Lionel Hutz: Now don't you worry, Mrs. Simpson, I-- Uh-oh. We've drawn Judge Snyder.
Marge: Is that bad?
Lionel Hutz: Well, he's had it in for me ever since I kinda ran over his dog.
Marge: You did?
Lionel Hutz: Well, replace the word "kinda" with the word "repeatedly", and the word "dog" with "son."

Lionel Hutz: Now Apu, Mrs. Simpson claims that she forgot she was carrying that bottle of [looks at bottle] delicious... bourbon... brownest of the brown liquors... [hugs bottle] so tempting... [puts the bottle to his ear] What's that? You want me to drink you? But I'm in the middle of a trial. Excuse me. [Hutz rushes out of courtroom to call his best friend] Hello, David? I'm really tempted!

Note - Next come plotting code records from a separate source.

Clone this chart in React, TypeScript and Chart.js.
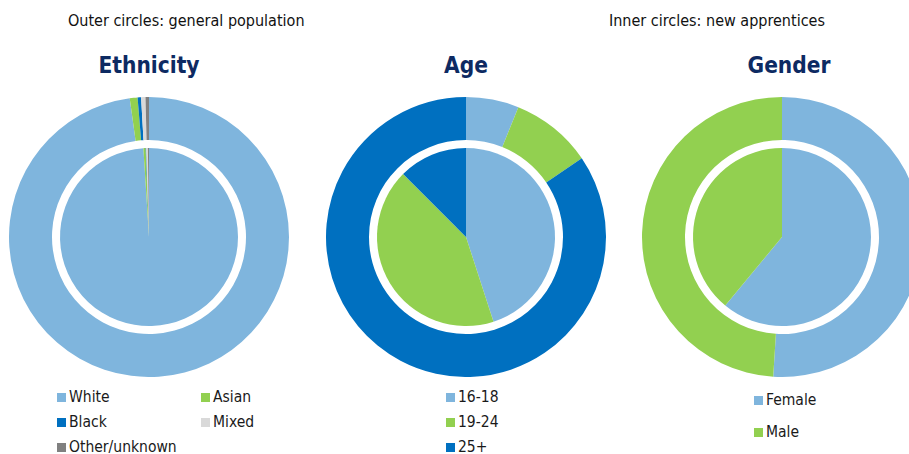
import React, { useEffect, useRef } from "react";
import { Chart, registerables } from "chart.js";

Chart.register(...registerables);

// ---------- data ----------
const ethnicityLabels = ["White", "Asian", "Black", "Mixed", "Other/unknown"];
const ethnicityGeneral = [97.8, 0.9, 0.4, 0.5, 0.4];
const ethnicityApprentices = [99.0, 0.4, 0.1, 0.3, 0.2];
const ethnicityColors = ["#7fb5dd", "#92d050", "#0070c0", "#d9d9d9", "#808080"];

const ageLabels = ["16-18", "19-24", "25+"];
const ageGeneral = [6.1, 9.4, 84.5];
const ageApprentices = [45.0, 42.5, 12.5];
const ageColors = ["#7fb5dd", "#92d050", "#0070c0"];

const genderLabels = ["Female", "Male"];
const genderGeneral = [51.0, 49.0];
const genderApprentices = [61.0, 39.0];
const genderColors = ["#7fb5dd", "#92d050"];

const topLeftNote = "Outer circles: general population";
const topRightNote = "Inner circles: new apprentices";

const FONT = "'DejaVu Sans Condensed', 'DejaVu Sans', sans-serif";
const TITLE_COLOR = "#0d2a62";

type DonutProps = {
  labels: string[];
  outer: number[];
  inner: number[];
  colors: string[];
  left: number;
  top: number;
  size: number;
};

function Donut({ labels, outer, inner, colors, left, top, size }: DonutProps) {
  const ref = useRef<HTMLCanvasElement | null>(null);
  useEffect(() => {
    if (!ref.current) return;
    const chart = new Chart(ref.current, {
      type: "doughnut",
      data: {
        labels,
        datasets: [
          {
            label: "General population",
            data: outer,
            backgroundColor: colors,
            borderWidth: 0,
            weight: 43,
          },
          {
            // transparent spacer ring creating the white gap
            label: "gap",
            data: [1],
            backgroundColor: ["rgba(0,0,0,0)"],
            borderWidth: 0,
            weight: 8,
          },
          {
            label: "New apprentices",
            data: inner,
            backgroundColor: colors,
            borderWidth: 0,
            weight: 89,
          },
        ],
      },
      options: {
        responsive: false,
        animation: false,
        devicePixelRatio: 1,
        cutout: 0,
        layout: { padding: 0 },
        plugins: {
          legend: { display: false },
          tooltip: { enabled: false },
          title: { display: false },
        },
        events: [],
      } as any,
    });
    return () => chart.destroy();
  }, []);
  return (
    <canvas
      ref={ref}
      width={size}
      height={size}
      style={{ position: "absolute", left, top, width: size, height: size }}
    />
  );
}

function Legend({
  items,
  colors,
  positions,
}: {
  items: string[];
  colors: string[];
  positions: [number, number][];
}) {
  return (
    <>
      {items.map((t, i) => (
        <div
          key={t}
          style={{
            position: "absolute",
            left: positions[i][0],
            top: positions[i][1] - 9,
            height: 18,
            lineHeight: "18px",
            fontFamily: FONT,
            fontSize: 15.5,
            color: "#1a1a1a",
            whiteSpace: "nowrap",
            display: "flex",
            alignItems: "center",
          }}
        >
          <span
            style={{
              display: "inline-block",
              width: 9,
              height: 9,
              background: colors[i],
              marginRight: 3,
            }}
          />
          {t}
        </div>
      ))}
    </>
  );
}

function Title({ text, cx }: { text: string; cx: number }) {
  return (
    <div
      style={{
        position: "absolute",
        left: cx - 100,
        width: 200,
        top: 51,
        height: 28,
        lineHeight: "28px",
        textAlign: "center",
        fontFamily: FONT,
        fontWeight: "bold",
        fontSize: 22.5,
        color: TITLE_COLOR,
      }}
    >
      {text}
    </div>
  );
}

const noteStyle: React.CSSProperties = {
  position: "absolute",
  top: 12,
  lineHeight: "18px",
  fontFamily: FONT,
  fontSize: 16,
  color: "#111",
  whiteSpace: "nowrap",
};

export default function App() {
  const R = 140;
  const cy = 237;
  return (
    <div
      style={{
        position: "absolute",
        left: 0,
        top: 0,
        width: 909,
        height: 454,
        overflow: "hidden",
        background: "#ffffff",
      }}
    >
      <div style={{ ...noteStyle, left: 68 }}>{topLeftNote}</div>
      <div style={{ ...noteStyle, left: 609 }}>{topRightNote}</div>

      <Title text="Ethnicity" cx={149} />
      <Title text="Age" cx={466} />
      <Title text="Gender" cx={789} />

      <Donut
        labels={ethnicityLabels}
        outer={ethnicityGeneral}
        inner={ethnicityApprentices}
        colors={ethnicityColors}
        left={149 - R}
        top={cy - R}
        size={2 * R}
      />
      <Donut
        labels={ageLabels}
        outer={ageGeneral}
        inner={ageApprentices}
        colors={ageColors}
        left={466 - R}
        top={cy - R}
        size={2 * R}
      />
      <Donut
        labels={genderLabels}
        outer={genderGeneral}
        inner={genderApprentices}
        colors={genderColors}
        left={782 - R}
        top={cy - R}
        size={2 * R}
      />

      <Legend
        items={ethnicityLabels}
        colors={ethnicityColors}
        positions={[
          [57, 397],
          [201, 397],
          [57, 422],
          [201, 422],
          [57, 447],
        ]}
      />
      <Legend
        items={ageLabels}
        colors={ageColors}
        positions={[
          [446, 397],
          [446, 422],
          [446, 447],
        ]}
      />
      <Legend
        items={genderLabels}
        colors={genderColors}
        positions={[
          [754, 400],
          [754, 432],
        ]}
      />
    </div>
  );
}
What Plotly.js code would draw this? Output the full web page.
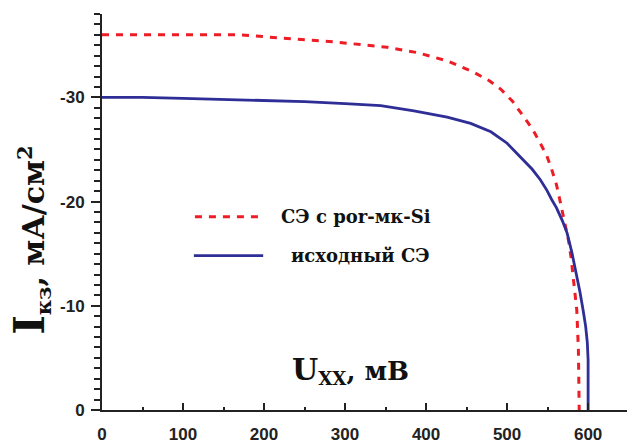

Crosby: Just take it one day at a time, and know that I love you.
Hutz: I love you too, man.
Krusty: Every time you watch my show, I will send you $40! [holds up check to audience]
Man: [quick voice-over] Checks will not be honored.

Bart: Hey, Red Hot Chili Peppers, would you guys be interested in a Krusty the Clown comeback special?
Flea: Sure, if you can get us out of this gig.
Bart: No problemo. Hey, Moe! Look over there! [Bart points to a blank wall]
Moe: What? What am I looking at? I don't see anything. Gonna stop looking now! What, is that it...?
Homer: Hey, Moe, can I look too?
Moe: Sure, but it'll cost you.
Homer: My wallet's in the car!
Moe: [chuckles] He is so stupid. And now back to the wall!